Anubis, you are spot on with your cause and effect relationship regarding wages and the demand for labor. As someone who has studied economics (doubt DP has), we know that by raising minimum wages and the cost of labor on one particular cost curve, you cause all the other cost curves to shift in response. In other words, you create both a substitution effect for laborers who were earning a premium to minimum wage who now find themselves at minimum wage as well as affecting the marginal supplier of labor on the supply curve. This is all basic math and not opinion. And you nailed it.
As was pointed out, if you have two groups of people, one currently at 7.25 an hour and let's say another group at 15 to keep things simple. Say the group at 15 an hour has some discernible skill that has afforded them this wage in the marketplace. They possibly have a more stressful job, have greater responsibility and some skill they had to attain. Now you shift the labor curve so that those with no skills, no responsibility and no stress are now making the same wages as the 15 group. Well, this is where the substitution effect kicks in. Those in the 15 group are now sitting on the wrong indifference curve. They are making the same wages as the min group but with harder jobs that require more skill and more responsibility. The optimal strategy for them is to "shift" to the lower curve. That is, they can trade in their current job for the lesser job and earn the same wage. They now have increased their personal utility at no cost to them. But the rub is, they just now took the jobs meant for those in the 7.25 min group. Which means they lose their jobs. Employers will jump at the chance to higher a higher quality worker at the same rate they would have to pay the old 7.25 min group. So the firm has increased their utility as well given the new wage floor. Each actor in this market has maximized their utility while the low end group finds themselves priced out of the labor pool.
This is why economists have never favored raising the min wage. And most of them are center left politically. Instead they have favored for the increase in welfare and gov't benefits. And yes, your observation and one that is frequently brought up is, if more is better, then why stop at 15 an hour? Why not raise min wage to 100,000 a year. Obviously more is not better. So the next question is, is the labor market operating inefficiently. In other words, is the floor for labor too low relative to the value and productivity they provide. Now this is a genuine argument. You are not going to find widespread agreement here. My opinion is that low end of the labor market offers little to no value to most firms. If firms can afford to enter the labor market and purchase this labor at this rate, they are doing so because they are earning a marginal return on that labor in that particular moment in time that justifies the expense.
On the other side, the marginal supplier of labor is highly sensitive to his marginal cost. As we know from economics, the marginal supplier of labor is the last supplier of labor on the supply curve with the smallest margins.
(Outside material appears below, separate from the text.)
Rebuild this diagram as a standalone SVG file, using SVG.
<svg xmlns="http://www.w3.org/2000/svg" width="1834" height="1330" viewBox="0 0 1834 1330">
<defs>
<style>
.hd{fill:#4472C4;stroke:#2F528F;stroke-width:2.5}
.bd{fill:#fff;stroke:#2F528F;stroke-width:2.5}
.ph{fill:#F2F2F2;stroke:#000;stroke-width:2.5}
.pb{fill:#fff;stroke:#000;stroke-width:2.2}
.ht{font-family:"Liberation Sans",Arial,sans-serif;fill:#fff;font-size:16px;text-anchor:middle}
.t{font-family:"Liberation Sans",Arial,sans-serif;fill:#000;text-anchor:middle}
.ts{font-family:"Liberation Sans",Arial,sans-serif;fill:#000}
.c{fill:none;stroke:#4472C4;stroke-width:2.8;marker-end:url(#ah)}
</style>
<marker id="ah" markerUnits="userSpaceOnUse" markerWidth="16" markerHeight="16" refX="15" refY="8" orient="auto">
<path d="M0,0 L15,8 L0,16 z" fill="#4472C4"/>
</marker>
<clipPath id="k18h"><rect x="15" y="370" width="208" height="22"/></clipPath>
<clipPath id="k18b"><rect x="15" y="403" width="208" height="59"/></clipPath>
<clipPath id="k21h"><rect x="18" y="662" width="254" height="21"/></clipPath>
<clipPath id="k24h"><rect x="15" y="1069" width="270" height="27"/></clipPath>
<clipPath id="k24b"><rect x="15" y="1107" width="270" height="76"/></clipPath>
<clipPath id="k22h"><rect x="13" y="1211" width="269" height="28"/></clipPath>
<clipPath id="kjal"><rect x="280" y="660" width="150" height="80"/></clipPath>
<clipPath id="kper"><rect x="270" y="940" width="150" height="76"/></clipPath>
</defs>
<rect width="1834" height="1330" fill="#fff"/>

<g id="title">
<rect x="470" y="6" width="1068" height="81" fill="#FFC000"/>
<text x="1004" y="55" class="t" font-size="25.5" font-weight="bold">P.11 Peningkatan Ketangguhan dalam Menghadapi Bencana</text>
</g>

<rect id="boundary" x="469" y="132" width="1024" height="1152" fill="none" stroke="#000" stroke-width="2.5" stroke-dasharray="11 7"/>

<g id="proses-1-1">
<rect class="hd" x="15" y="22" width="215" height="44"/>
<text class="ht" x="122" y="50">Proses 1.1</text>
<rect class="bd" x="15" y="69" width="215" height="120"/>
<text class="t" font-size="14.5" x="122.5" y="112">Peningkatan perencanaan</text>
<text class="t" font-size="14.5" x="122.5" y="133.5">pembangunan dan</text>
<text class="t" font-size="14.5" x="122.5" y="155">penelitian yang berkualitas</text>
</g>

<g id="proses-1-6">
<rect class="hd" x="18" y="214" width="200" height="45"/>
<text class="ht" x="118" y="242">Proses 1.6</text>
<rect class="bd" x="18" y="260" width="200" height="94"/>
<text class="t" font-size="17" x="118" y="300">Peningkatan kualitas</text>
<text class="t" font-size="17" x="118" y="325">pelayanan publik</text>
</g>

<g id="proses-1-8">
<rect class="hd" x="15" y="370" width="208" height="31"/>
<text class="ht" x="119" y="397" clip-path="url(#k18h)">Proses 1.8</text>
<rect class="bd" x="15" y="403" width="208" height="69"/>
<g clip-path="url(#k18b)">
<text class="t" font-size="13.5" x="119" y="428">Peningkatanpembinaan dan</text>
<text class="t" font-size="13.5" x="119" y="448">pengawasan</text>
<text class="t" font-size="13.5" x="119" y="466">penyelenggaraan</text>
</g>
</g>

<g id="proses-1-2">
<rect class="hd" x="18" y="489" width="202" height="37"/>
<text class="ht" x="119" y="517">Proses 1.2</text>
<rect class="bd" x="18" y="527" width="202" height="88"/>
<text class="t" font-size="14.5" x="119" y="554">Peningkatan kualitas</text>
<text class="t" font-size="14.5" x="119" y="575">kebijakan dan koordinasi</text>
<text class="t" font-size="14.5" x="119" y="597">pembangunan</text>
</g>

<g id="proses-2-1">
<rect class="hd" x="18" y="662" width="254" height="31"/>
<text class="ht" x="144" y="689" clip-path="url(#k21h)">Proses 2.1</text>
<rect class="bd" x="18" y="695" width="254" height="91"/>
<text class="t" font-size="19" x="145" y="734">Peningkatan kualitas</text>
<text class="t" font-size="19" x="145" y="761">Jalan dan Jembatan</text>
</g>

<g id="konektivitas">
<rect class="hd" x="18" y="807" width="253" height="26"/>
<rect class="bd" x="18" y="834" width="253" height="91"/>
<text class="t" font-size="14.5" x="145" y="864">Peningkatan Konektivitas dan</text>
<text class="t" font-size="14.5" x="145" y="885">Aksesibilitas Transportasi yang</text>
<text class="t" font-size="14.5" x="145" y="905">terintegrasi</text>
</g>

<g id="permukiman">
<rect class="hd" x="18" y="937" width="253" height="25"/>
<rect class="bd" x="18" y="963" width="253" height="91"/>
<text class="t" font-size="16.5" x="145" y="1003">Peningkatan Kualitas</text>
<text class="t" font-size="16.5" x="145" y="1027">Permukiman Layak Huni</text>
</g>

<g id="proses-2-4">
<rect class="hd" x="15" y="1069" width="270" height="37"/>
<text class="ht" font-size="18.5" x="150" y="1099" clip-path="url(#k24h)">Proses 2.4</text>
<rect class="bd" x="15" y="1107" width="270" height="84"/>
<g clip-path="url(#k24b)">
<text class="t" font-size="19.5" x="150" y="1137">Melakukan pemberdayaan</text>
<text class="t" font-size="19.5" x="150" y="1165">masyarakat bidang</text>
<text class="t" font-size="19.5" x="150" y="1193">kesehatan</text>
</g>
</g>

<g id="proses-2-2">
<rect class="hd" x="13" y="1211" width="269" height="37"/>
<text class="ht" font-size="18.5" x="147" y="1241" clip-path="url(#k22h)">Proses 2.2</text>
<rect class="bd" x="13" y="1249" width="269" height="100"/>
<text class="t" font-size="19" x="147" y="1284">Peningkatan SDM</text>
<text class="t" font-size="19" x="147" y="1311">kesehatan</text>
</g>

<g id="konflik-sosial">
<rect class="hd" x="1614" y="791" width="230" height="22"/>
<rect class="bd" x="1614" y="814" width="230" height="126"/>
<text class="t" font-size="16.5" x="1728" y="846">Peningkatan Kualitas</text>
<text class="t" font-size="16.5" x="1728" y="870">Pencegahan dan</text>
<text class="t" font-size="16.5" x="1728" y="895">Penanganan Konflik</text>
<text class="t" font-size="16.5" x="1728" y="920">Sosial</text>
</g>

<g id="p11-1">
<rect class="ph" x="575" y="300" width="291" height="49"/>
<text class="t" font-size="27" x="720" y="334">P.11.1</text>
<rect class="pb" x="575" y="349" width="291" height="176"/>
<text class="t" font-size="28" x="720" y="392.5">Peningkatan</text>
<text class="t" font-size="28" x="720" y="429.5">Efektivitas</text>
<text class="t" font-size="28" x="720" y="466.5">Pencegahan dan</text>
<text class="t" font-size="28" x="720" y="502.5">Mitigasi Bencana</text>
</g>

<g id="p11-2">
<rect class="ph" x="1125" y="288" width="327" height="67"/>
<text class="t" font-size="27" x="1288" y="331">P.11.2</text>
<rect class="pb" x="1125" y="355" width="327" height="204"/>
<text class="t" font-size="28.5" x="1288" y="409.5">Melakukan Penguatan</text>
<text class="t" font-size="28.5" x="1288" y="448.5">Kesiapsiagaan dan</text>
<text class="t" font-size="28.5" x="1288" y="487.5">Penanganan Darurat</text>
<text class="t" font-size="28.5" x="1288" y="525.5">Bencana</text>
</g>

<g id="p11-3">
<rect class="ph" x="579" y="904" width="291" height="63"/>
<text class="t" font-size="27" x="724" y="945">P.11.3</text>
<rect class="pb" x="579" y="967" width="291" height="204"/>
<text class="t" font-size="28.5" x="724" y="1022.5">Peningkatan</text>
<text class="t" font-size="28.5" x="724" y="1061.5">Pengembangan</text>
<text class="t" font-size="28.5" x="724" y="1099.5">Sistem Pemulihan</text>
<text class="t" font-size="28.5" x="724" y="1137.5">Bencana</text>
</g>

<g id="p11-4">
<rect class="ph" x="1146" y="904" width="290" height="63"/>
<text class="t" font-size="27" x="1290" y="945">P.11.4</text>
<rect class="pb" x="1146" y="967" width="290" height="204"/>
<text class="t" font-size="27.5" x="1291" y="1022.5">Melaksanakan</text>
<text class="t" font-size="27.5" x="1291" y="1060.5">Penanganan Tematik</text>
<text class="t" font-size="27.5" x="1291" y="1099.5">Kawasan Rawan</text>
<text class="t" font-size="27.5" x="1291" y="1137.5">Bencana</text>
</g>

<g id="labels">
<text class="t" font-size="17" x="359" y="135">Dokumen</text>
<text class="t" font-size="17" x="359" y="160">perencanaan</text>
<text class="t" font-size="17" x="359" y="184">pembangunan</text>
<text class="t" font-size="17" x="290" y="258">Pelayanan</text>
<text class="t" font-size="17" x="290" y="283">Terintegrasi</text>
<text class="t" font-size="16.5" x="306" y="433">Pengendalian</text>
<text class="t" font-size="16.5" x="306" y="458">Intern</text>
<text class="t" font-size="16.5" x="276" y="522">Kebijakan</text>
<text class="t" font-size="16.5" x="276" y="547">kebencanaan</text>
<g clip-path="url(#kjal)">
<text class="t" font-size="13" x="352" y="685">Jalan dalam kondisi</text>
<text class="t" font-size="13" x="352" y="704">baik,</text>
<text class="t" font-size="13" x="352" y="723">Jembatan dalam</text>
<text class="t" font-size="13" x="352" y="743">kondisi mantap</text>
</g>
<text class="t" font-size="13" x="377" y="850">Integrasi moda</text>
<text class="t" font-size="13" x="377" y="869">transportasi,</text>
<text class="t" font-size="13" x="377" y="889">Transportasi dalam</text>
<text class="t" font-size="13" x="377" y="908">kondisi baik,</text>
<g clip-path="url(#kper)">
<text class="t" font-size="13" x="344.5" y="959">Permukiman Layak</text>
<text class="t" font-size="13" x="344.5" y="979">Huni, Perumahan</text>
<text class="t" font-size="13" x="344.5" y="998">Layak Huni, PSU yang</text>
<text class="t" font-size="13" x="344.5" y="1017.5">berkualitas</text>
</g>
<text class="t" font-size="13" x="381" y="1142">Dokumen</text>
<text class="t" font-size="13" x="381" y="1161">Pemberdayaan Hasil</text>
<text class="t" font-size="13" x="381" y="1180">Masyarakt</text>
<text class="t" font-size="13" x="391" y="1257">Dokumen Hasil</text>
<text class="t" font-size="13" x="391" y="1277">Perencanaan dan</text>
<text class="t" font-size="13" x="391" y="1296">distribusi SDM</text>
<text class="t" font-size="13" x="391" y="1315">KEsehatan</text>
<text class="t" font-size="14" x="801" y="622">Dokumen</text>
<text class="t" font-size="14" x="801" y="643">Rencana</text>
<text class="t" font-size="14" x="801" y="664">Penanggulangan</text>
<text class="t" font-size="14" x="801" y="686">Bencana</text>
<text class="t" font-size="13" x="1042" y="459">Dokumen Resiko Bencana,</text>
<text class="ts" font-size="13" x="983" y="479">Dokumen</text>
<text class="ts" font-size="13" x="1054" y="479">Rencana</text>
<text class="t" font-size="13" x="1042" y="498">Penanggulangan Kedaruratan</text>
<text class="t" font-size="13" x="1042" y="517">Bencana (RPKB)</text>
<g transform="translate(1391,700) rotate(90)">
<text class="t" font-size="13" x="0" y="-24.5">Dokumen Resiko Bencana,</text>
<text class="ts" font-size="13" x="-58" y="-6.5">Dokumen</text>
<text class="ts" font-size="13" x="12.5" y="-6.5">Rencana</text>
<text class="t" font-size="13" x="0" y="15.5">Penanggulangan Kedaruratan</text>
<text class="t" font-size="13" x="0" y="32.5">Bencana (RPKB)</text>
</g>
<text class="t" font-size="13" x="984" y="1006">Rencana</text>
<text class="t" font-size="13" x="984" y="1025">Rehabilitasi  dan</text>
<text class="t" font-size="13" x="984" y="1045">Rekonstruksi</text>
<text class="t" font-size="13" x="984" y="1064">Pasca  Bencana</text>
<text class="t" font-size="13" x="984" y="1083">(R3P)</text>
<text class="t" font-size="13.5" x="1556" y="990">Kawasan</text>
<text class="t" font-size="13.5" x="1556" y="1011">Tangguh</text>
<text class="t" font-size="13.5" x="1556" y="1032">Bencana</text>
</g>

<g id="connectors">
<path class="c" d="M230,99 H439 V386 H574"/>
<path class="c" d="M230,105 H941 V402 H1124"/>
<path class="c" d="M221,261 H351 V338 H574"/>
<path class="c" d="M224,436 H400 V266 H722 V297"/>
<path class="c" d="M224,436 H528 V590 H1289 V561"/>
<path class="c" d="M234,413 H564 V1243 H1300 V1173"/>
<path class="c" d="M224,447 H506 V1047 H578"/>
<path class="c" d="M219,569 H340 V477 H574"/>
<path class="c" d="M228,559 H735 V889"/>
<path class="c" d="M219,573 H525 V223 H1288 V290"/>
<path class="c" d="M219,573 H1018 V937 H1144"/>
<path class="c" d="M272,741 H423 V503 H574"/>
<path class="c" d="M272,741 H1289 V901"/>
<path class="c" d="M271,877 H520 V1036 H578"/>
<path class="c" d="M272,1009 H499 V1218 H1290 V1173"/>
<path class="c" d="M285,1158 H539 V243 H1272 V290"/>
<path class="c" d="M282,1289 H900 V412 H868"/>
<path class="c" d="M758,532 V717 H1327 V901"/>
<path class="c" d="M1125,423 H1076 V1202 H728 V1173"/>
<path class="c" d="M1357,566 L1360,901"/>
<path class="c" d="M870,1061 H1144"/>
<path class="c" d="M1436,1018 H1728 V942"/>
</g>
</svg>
Hence why he is "operating on the margin". Any slight increase in cost and he falls off the supply curve. This means he can no longer be a buyer of labor at this higher cost level. This means all the people working for him are out of a job. Now not every firm is operating on the margin. But enough firms are and they will reduce the amount of labor in the marketplace. This is not a controversial subjected and it's implications are widely accepted across economists all political persuasions. This exercise has been researched and researched to death. This example is used in EVERY micro economics text book in the country. Every 10 years though it gets brought up again by someone new thinking they have come across some new idea that has not been well researched.